### Required task
Show only lines that include "this".

### Stored rows
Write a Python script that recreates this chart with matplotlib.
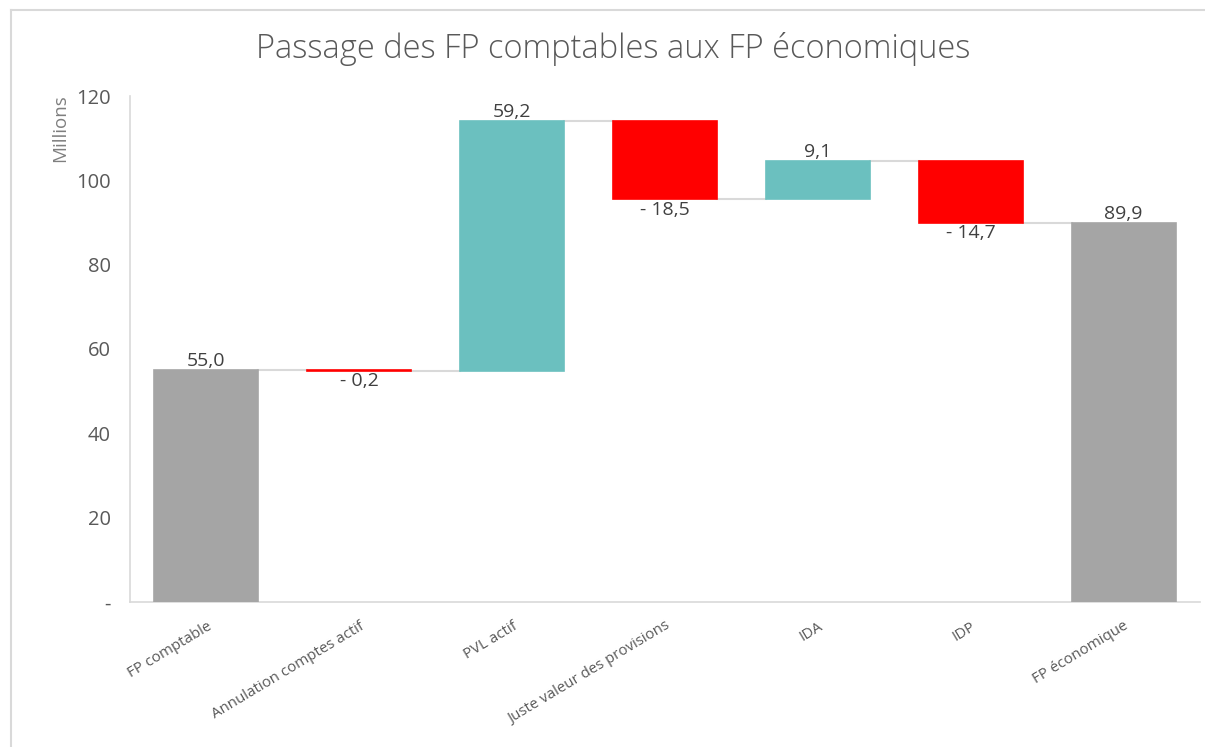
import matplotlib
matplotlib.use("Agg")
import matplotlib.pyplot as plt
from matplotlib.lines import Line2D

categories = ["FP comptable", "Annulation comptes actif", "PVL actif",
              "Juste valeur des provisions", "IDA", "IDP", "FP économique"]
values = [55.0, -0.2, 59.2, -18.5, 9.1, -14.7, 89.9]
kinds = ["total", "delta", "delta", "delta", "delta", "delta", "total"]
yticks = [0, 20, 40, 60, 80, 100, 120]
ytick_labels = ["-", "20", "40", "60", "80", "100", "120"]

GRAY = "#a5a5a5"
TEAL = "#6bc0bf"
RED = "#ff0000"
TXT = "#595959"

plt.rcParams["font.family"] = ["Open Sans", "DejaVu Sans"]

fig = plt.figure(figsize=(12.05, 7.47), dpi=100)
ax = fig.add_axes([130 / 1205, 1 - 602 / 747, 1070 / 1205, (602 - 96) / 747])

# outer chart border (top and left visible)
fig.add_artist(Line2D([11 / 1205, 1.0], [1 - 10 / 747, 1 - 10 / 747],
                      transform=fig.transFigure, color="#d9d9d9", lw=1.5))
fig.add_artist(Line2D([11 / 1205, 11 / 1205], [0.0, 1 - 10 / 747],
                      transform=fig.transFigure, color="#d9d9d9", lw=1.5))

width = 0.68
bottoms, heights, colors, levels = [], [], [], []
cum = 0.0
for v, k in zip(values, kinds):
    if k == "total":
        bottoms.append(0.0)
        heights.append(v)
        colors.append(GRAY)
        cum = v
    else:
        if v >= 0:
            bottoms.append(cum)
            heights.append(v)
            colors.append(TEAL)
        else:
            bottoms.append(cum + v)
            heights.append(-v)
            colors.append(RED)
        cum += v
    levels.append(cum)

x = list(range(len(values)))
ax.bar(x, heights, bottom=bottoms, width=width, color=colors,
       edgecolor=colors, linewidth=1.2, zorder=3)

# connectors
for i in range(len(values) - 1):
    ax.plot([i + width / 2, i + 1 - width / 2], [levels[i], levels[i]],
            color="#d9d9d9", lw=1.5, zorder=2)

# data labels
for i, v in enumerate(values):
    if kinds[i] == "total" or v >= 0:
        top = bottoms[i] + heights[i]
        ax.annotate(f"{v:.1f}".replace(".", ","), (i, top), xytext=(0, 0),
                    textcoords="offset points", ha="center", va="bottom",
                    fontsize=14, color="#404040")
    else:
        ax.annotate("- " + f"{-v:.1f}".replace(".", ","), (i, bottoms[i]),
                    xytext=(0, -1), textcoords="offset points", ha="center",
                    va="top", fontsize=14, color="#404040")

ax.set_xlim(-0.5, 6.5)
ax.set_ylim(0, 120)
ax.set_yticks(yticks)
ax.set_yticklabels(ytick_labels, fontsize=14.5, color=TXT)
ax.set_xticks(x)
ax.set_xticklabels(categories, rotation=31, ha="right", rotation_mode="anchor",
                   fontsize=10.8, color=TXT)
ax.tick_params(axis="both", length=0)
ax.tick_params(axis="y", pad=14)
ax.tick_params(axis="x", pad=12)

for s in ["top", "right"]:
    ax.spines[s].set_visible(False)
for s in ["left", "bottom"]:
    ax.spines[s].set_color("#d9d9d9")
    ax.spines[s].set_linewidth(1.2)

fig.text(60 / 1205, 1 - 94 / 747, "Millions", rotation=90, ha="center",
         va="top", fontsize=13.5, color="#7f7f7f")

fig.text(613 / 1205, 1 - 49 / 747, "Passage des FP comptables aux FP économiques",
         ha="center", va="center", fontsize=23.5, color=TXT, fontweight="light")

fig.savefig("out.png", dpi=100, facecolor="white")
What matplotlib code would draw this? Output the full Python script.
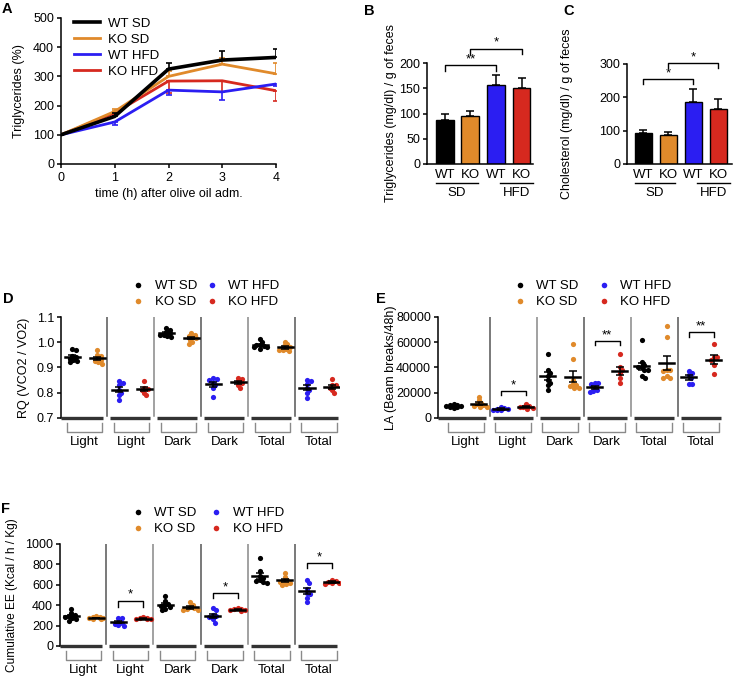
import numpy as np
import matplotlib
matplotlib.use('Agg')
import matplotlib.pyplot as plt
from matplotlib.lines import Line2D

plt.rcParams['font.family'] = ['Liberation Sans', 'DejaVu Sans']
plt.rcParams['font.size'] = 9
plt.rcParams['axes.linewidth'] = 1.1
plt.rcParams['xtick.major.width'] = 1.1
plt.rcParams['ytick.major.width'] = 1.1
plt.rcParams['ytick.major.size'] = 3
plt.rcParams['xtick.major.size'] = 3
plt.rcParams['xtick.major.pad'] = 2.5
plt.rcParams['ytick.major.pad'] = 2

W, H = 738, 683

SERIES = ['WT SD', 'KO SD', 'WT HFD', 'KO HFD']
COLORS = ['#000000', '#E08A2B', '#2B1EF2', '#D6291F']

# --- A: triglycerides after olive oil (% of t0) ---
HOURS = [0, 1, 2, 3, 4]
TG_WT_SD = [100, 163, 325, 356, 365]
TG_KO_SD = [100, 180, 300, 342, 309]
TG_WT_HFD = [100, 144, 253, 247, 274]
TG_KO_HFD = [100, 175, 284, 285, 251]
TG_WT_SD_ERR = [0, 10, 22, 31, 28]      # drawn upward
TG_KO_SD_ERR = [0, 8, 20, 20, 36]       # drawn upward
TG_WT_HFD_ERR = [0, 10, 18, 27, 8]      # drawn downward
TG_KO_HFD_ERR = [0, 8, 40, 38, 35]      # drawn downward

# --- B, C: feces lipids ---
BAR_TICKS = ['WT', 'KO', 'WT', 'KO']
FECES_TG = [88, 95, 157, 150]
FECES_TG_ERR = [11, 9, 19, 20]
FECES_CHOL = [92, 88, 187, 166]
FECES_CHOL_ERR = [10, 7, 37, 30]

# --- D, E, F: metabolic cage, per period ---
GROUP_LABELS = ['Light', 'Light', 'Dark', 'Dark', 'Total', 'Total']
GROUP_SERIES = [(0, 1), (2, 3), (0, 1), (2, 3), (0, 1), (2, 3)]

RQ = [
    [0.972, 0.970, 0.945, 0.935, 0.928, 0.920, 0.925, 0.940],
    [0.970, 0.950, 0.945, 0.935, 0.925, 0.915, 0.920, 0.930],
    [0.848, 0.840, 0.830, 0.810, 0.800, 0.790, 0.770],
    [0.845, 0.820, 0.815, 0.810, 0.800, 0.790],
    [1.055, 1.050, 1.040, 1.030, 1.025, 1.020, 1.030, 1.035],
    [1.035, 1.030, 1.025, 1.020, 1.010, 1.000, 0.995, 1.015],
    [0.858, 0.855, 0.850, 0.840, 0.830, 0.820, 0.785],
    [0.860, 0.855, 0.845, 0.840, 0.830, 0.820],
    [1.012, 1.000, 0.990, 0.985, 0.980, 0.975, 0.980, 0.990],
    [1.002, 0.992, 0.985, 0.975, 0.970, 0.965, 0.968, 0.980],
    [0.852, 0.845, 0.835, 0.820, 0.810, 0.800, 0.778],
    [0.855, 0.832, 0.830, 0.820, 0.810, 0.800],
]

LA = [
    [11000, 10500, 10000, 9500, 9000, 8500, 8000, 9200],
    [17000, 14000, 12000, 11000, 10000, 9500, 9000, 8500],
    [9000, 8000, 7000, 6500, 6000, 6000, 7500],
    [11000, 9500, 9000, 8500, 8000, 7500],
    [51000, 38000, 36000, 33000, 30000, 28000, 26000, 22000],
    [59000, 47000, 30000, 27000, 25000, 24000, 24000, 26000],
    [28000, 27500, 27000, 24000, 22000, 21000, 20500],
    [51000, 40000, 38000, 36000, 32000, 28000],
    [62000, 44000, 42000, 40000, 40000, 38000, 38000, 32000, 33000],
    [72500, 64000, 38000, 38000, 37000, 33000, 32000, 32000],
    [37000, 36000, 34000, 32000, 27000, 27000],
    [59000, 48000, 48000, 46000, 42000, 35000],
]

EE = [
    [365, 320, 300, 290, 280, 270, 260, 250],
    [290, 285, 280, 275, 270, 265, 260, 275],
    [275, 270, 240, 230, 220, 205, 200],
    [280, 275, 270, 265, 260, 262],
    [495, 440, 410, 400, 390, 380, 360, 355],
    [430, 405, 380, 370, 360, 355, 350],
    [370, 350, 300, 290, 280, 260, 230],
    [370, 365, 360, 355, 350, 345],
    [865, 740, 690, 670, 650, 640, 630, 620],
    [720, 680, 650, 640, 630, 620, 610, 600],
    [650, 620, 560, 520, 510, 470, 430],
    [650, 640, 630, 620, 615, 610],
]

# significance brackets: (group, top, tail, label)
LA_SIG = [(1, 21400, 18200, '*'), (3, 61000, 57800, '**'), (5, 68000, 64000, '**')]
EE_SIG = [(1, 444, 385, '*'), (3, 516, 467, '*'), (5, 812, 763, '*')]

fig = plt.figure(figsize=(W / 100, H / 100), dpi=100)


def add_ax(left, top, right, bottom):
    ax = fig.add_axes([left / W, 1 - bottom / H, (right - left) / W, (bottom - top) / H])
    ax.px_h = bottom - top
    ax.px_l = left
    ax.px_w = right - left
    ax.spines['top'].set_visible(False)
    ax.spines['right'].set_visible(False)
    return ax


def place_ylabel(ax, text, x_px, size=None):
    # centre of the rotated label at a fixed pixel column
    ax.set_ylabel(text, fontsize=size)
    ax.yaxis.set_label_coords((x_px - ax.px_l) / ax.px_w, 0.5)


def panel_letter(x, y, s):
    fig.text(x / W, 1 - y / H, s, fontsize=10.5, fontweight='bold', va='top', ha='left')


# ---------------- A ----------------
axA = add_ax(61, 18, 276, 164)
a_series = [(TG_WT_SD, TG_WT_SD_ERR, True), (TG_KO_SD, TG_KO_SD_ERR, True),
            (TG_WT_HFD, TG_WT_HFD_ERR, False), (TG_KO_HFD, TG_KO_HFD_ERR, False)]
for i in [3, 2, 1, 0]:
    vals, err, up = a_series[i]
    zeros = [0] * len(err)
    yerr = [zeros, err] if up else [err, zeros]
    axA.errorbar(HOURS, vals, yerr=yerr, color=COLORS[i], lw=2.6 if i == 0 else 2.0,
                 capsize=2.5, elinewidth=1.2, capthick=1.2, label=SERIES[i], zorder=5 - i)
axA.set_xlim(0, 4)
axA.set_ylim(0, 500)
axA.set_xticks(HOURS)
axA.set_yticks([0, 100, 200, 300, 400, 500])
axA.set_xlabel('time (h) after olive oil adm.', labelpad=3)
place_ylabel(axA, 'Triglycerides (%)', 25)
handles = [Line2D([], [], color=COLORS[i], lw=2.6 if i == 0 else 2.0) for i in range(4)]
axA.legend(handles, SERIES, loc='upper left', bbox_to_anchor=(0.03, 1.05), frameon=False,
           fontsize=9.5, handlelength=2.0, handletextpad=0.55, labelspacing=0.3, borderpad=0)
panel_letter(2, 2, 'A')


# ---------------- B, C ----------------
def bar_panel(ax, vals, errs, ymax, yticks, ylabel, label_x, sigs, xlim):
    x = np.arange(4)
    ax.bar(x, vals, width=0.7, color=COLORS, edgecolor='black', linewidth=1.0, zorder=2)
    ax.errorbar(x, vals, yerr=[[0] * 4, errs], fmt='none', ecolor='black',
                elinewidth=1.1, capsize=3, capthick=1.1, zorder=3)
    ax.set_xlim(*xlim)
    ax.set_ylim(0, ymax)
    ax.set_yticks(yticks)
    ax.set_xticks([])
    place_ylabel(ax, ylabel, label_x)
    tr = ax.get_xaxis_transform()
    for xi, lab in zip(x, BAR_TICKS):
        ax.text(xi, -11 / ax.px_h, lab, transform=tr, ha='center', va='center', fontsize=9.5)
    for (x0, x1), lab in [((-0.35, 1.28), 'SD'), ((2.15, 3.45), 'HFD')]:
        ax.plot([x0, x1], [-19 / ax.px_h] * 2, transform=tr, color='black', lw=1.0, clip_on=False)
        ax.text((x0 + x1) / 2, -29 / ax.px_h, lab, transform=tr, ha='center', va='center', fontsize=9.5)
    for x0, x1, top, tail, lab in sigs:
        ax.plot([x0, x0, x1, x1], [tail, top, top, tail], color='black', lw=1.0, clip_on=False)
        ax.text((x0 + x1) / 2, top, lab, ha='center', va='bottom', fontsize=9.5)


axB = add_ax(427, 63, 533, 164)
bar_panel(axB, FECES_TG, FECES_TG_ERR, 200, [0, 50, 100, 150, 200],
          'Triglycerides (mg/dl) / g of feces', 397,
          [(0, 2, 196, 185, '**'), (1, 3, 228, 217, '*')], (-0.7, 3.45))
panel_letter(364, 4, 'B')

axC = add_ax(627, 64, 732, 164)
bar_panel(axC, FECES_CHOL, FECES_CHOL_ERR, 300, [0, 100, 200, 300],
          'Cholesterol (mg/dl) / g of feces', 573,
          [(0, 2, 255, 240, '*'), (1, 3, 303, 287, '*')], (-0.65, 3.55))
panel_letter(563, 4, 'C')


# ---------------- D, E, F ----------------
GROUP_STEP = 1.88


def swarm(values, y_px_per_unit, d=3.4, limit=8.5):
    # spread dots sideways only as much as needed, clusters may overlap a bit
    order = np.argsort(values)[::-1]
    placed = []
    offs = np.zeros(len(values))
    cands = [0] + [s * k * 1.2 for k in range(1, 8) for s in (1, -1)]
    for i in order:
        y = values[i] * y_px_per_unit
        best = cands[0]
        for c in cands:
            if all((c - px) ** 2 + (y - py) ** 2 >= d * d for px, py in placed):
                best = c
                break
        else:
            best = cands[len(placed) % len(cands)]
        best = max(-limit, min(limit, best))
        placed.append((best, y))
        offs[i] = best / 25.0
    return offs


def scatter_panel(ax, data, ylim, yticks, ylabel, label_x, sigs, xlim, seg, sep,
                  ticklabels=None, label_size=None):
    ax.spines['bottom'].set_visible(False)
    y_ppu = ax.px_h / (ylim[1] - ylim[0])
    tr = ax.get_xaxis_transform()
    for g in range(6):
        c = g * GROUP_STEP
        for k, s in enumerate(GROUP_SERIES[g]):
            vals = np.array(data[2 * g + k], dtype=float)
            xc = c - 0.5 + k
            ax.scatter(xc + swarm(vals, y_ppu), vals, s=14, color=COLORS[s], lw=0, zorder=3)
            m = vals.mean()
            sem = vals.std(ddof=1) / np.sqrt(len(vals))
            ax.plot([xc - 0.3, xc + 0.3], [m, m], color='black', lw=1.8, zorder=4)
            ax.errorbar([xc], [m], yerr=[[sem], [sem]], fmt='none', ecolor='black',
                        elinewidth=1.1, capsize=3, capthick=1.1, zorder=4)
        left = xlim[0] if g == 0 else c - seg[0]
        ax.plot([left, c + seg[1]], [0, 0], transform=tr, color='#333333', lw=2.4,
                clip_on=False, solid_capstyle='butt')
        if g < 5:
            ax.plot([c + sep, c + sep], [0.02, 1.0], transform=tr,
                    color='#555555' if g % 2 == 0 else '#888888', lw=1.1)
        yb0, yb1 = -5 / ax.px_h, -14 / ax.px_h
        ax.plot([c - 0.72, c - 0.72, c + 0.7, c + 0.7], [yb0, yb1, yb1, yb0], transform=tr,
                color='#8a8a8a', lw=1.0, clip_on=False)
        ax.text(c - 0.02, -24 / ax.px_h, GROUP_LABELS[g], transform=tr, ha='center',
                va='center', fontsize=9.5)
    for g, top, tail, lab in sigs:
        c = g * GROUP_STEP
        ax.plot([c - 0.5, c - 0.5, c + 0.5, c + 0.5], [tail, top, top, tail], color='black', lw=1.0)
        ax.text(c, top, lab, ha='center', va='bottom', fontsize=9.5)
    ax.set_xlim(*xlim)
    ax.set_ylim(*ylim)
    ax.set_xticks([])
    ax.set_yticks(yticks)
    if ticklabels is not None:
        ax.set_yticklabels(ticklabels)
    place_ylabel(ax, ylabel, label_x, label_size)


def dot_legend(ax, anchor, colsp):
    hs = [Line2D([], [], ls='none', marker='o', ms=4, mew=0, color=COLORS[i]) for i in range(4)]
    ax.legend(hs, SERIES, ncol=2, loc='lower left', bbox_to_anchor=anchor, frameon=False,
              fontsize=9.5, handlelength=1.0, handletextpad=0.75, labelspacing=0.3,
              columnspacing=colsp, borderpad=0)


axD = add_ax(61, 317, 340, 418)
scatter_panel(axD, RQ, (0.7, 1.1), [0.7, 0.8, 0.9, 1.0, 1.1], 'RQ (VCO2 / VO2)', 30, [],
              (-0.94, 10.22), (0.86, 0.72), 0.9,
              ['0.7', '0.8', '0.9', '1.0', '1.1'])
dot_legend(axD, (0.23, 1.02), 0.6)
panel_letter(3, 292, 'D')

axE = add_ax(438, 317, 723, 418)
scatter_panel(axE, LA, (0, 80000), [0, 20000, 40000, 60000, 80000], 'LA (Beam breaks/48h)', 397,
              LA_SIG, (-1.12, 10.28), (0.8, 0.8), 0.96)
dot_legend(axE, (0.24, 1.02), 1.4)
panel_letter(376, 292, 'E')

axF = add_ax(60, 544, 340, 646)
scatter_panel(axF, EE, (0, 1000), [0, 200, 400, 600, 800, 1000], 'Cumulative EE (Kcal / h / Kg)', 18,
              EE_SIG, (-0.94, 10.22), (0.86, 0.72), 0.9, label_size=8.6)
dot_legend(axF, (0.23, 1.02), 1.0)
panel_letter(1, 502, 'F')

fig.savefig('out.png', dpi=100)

### The output
Write a Python script that recreates this chart with matplotlib.
What matplotlib code would draw this? Output the full Python script.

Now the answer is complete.